Lesson 2: Put yourself first when dating.

It can be tempting, when you can see your own singlehood stretching out like an unending, super lonely desert highway before you, to think that you need to change in order to attract someone. Let Parker extinguish that notion in her poem “Indian Summer.”

But now I know the things I know,

And do the things I do;

And if you do not love me so,

To hell, my love, with you!

The more experience you gain, the better you know yourself; the better you know yourself, the better you’ll be able to determine whether a person is truly worth pursuing.

Portrait of Art Samuels, Charlie MacArthur, Harpo Marx, Dorothy Parker and Alexander Woollcott.
Portrait of Art Samuels, Charlie MacArthur, Harpo Marx, Dorothy Parker and Alexander Woollcott.

Lesson 3: Allow yourself time to grieve after a breakup.

In another poem from Enough Rope, “The False Friends,” Parker muses about advice a brokenhearted narrator receives from friends: “... time could heal a hurt, they said / And time could dim a vow.” If she’d gotten dumped in April, she’d surely be fine in May.

Nope: “For June was nearly spent away / Before my heart was whole.” If you need to be sad after a relationship is over, be sad.

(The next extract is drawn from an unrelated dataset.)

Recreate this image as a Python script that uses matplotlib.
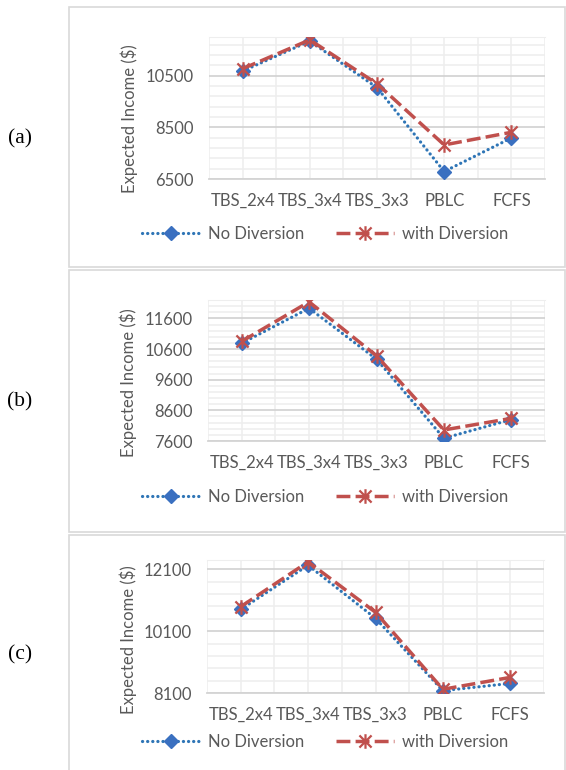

It’s better to discard encouraging “Get out there again!” remarks, or calculations of the proper time to “get over it.” You’ll know when you’re ready to reboot that OkCupid profile.

Lesson 4: Don’t wait for someone to call (or, in 2016, text).

We’ve left so many archaic dating rituals in the past by now, yet the debate over whether or not to call text a love interest lives on. How many days after a first date can you text someone? How many hours should you take to respond to someone so it looks like you’re not just waiting for them to text you? At what point do texts become overeager? Above all: What the hell was that smirking emoji supposed to mean?!

It’s maddening, yet when we we brush away all the tingly-giddy feelings of a new prospect and our reluctance to mess up a delicate connection, we know the truth: If someone likes you, a misplaced eggplant emoji or the overuse of exclamation marks isn’t going to turn them off.

And if you need more reassurance that it’s way better to simply pick up the phone and get in touch, just read Parker’s story, “A Telephone Call.”

A brief excerpt:

If I didn’t think about it, maybe the telephone might ring. Sometimes it does that. If I could think of something else. If I could think of something else. Maybe if I counted five hundred by fives, it might ring by that time. I’ll count slowly. I won’t cheat. And if it rings when I get to three hundred, I won’t stop’ I won’t answer until I get to five hundred. Five, ten, fifteen, twenty, twenty-five, thirty ... Oh, please ring. Please.

Dorothy Parker and her husband Alan Campbell are shown with their dog in Los Angeles, California, in Sept. 1936.
Dorothy Parker and her husband Alan Campbell are shown with their dog in Los Angeles, California, in Sept. 1936.
ASSOCIATED PRESS

Lesson 5: Maintain a little healthy cynicism.

Perhaps, when getting a particularly weird message from a suitor, you might have shouted out, “What fresh hell is this?”

Apparently, Parker answered her door with a similar phrase — “What fresh hell can this be?” — and the other interjection was attributed to the writer in a 1989 biography by Marion Meade titled Dorothy Parker: What Fresh Hell Is This? There’s something about the phrase that maintains a little humor while, at face value, being pessimistic.

So much of dating brings to mind the old “If you don’t laugh, you’ll cry” mantra. Know that you are brave for putting yourself out there, and that bravery brings with it enough mettle to get through the undeniably shitty parts of trying to fall in love.

Don’t despair after an awkward meeting at a bar, a small letdown, a casual ghosting — chalk it up to the “fresh hell” that dating unfortunately and occasionally involves and text your friends for a drink. Dorothy would have your back.